Le Sénat se mobilise

Une table-ronde était consacrée à ce thème le 6 décembre 2018, au Sénat, dans un contexte où la violence faite aux femmes a connu une ampleur sans précédent via le mouvement #MeToo. Son objectif ? Mettre en lumière les difficultés spécifiques de celles touchées par un handicap. Le bilan est sans appel ! C'est l'« angle mort » de cette politique publique. Mais un article spécifique dans la loi renforçant la lutte contre les violences sexuelles et sexistes, adoptée en août 2018, témoigne d'une sensibilisation croissante à la nécessité de mieux prendre en compte la situation de ces victimes méconnues. Son article 4 inclut des actions de sensibilisation, de prévention et de formation sur les violences sexuelles, à destination des femmes concernées mais aussi des professionnels, tandis qu'un groupe de travail sur ce thème est constitué au sein du Sénat. De son côté, Sophie Cluzel précise que le dernier plan interministériel comprend un axe dédié au repérage et à la prise en charge des femmes en situation de handicap victimes de violences, déclinant un ensemble de mesures : former les professionnels qui travaillent au contact des femmes handicapées, renforcer la collaboration entre l'État et les associations dédiées et favoriser l'éducation à la vie sexuelle et affective dans les établissements médico-sociaux. Un outil pédagogique devait voir le jour en 2019 afin de toucher tous les professionnels œuvrant dans le champ du handicap.
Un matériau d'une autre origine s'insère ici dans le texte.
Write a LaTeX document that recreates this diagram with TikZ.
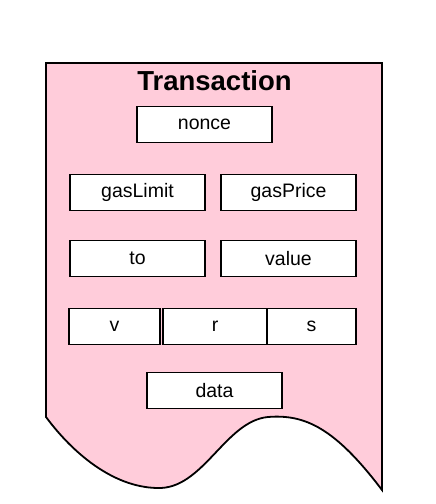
\documentclass[tikz,border=0pt]{standalone}
\usepackage{fontspec}
\setmainfont{Liberation Sans}
\definecolor{docpink}{HTML}{FFCCDA}
\begin{document}
\begin{tikzpicture}[x=1pt,y=-1pt,
  field/.style={draw=black,line width=1.6pt,fill=white,inner sep=0pt,font=\fontsize{19.5}{21}\selectfont},
  doc/.style={draw=black,line width=1.8pt,fill=docpink,line join=miter}]
\useasboundingbox (0,0) rectangle (436,504);
\path[doc] (46,63) -- (382,63) -- (382,490)
  .. controls (335,428) and (305,414) .. (268,417)
  .. controls (225,421) and (203,490) .. (157,488)
  .. controls (112,487) and (72,452) .. (46,417) -- cycle;
\node[font=\fontsize{27.5}{29}\selectfont\bfseries] (title) at (214.5,81) {Transaction};
\node[field,minimum width=135pt,minimum height=36pt] (nonce) at (204.5,124.5) {nonce};
\node[field,minimum width=135pt,minimum height=36pt] (gaslimit) at (137.5,192.5) {gasLimit};
\node[field,minimum width=135pt,minimum height=36pt] (gasprice) at (288.5,192.5) {gasPrice};
\node[field,minimum width=135pt,minimum height=36pt] (to) at (137.5,258.5) {to};
\node[field,minimum width=135pt,minimum height=36pt] (value) at (288.5,258.5) {value};
\node[field,minimum width=91pt,minimum height=36pt] (v) at (114.5,326.5) {v};
\node[field,minimum width=104pt,minimum height=36pt] (r) at (215,326.5) {r};
\node[field,minimum width=89pt,minimum height=36pt] (s) at (311.5,326.5) {s};
\node[field,minimum width=135pt,minimum height=36pt] (data) at (214.5,390.5) {data};
\end{tikzpicture}
\end{document}
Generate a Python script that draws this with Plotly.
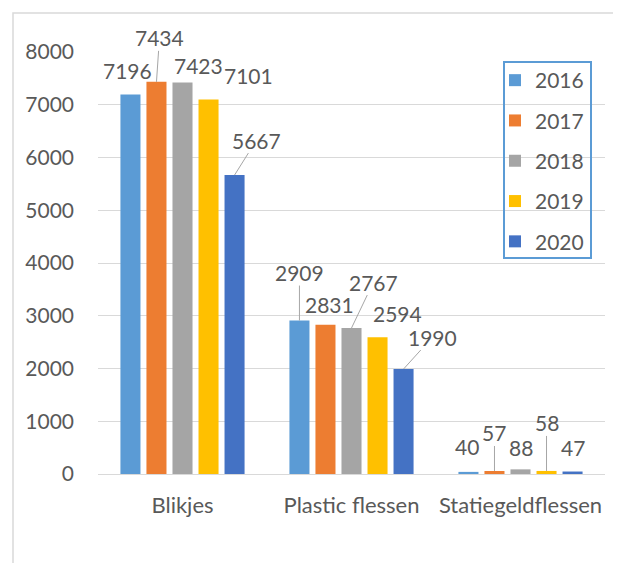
import plotly.graph_objects as go

categories = ["Blikjes", "Plastic flessen", "Statiegeldflessen"]
years = ["2016", "2017", "2018", "2019", "2020"]
values_2016 = [7196, 2909, 40]
values_2017 = [7434, 2831, 57]
values_2018 = [7423, 2767, 88]
values_2019 = [7101, 2594, 58]
values_2020 = [5667, 1990, 47]
series = [values_2016, values_2017, values_2018, values_2019, values_2020]
colors = ["#5B9BD5", "#ED7D31", "#A5A5A5", "#FFC000", "#4472C4"]

FONT = "Lato"
TXT = "#595959"
GRID = "#D9D9D9"
BARGAP = 0.23
BARGROUPGAP = 0.23

# label placement (pixel offsets from bar top): (dx, dy, leader_line)
label_offsets = [
    [(-3, -24, False), (3, -44, True), (16, -17, False), (40, -24, False), (22, -35, True)],
    [(0, -48, True), (4, -20, False), (22, -46, True), (20, -24, False), (29, -32, True)],
    [(-1, -25, False), (0, -38, True), (0, -22, False), (0, -48, True), (0, -24, False)],
]

fig = go.Figure()
for j, (yr, vals, col) in enumerate(zip(years, series, colors)):
    fig.add_trace(go.Bar(
        name=yr, x=categories, y=vals, marker_color=col,
        marker_line_width=0, legendgroup=yr,
    ))

slot = (1 - BARGAP) / len(years)
annotations = []
for i, cat in enumerate(categories):
    for j, vals in enumerate(series):
        xc = i + (j - (len(years) - 1) / 2) * slot
        dx, dy, leader = label_offsets[i][j]
        common = dict(x=xc, y=vals[i], xref="x", yref="y", text=str(vals[i]),
                      font=dict(family=FONT, size=21, color=TXT))
        if leader:
            annotations.append(dict(common, showarrow=True, arrowhead=0, arrowwidth=1,
                                    arrowcolor="#A6A6A6", ax=dx, ay=dy, standoff=0,
                                    borderpad=0))
        else:
            annotations.append(dict(common, showarrow=False, xshift=dx, yshift=-dy))

# page body margin of 8px: screen coords = figure coords + 8
OFF = 8
W, H = 621, 563
SX0, SX1, SY0, SY1 = 98, 605, 52, 474  # plot area in screen px
L, T = SX0 - OFF, SY0 - OFF
R, B = W - (SX1 - OFF), H - (SY1 - OFF)
pw, ph = SX1 - SX0, SY1 - SY0

def px_x(p):
    return (p - SX0) / pw

def px_y(p):
    return (SY1 - p) / ph

fig.update_layout(
    width=W, height=H,
    margin=dict(l=L, r=R, t=T, b=B, pad=0),
    paper_bgcolor="white", plot_bgcolor="white",
    barmode="group", bargap=BARGAP, bargroupgap=BARGROUPGAP,
    font=dict(family=FONT, size=21, color=TXT),
    annotations=annotations,
    legend=dict(
        x=px_x(495), y=px_y(60), xanchor="left", yanchor="top",
        borderwidth=0, bgcolor="rgba(0,0,0,0)",
        font=dict(family=FONT, size=21, color=TXT),
        tracegroupgap=10, traceorder="grouped",
    ),
    shapes=[
        dict(type="rect", xref="paper", yref="paper",
             x0=px_x(13), x1=px_x(640), y0=px_y(600), y1=px_y(13),
             line=dict(color=GRID, width=1.5), layer="below"),
        dict(type="rect", xref="paper", yref="paper",
             x0=px_x(504), x1=px_x(591), y0=px_y(258), y1=px_y(62),
             line=dict(color="#5B9BD5", width=2), layer="above"),
    ],
    showlegend=True,
)
fig.update_yaxes(range=[0, 8000], dtick=1000, showgrid=True, gridcolor=GRID, gridwidth=1,
                 zeroline=True, zerolinecolor=GRID, zerolinewidth=1, showline=False,
                 ticks="", ticklabelstandoff=23, tickfont=dict(family=FONT, size=21, color=TXT))
fig.update_xaxes(showgrid=False, showline=False, ticks="", ticklabelstandoff=16,
                 tickfont=dict(family=FONT, size=22, color=TXT))

fig.write_html("out.html")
Sophie Cluzel sur le terrain

Le 3 septembre, Sophie Cluzel, secrétaire d'État au Handicap, est l'un des dix ministres qui répond à l'appel de ce Grenelle. Le matin, elle va à la rencontre des équipes de FDFA puis dans le FAM (foyer d'accueil médicalisé) Le Moulin à Carrières-sur-Seine (Yvelines), qui propose l'intervention de sages-femmes pour des actions de prévention/dépistages, d'information et de formation des femmes et des professionnels sur la nécessité d'un suivi gynécologique tout au long de la vie, sur la vie affective et sexuelle et sur la problématique de la violence. « En 2019, être une femme et être en situation de handicap reste une double discrimination, le Grenelle doit être enfin l'occasion de mettre fin à l'intolérable face aux violences qu'elles subissent », assure Sophie Cluzel.

Un plan Marshall ?

Plus globalement, les associations féministes mobilisées sur le sujet souhaitent que l'événement débouche sur un « plan Marshall » doté d'« au moins » 500 millions d'euros, voire d'un milliard. Une somme bien loin des 79 millions spécifiquement alloués à cette lutte. Pour faire entendre la contestation, le collectif Nous Toutes milite via le hashtag #1milliardpas1million tandis que des familles marcheront vers Matignon. Le premier ministre, Edouard Philippe, doit annoncer, dans l'après-midi, « des premières mesures d'urgence visant à renforcer la protection des victimes », ont fait savoir ses services. D'autres dispositions « concertées de manière collective arriveront plus tard », a ajouté son entourage. Les conclusions de la concertation sont promises le 25 novembre, à l'occasion de la Journée internationale pour l'élimination de la violence à l'égard des femmes.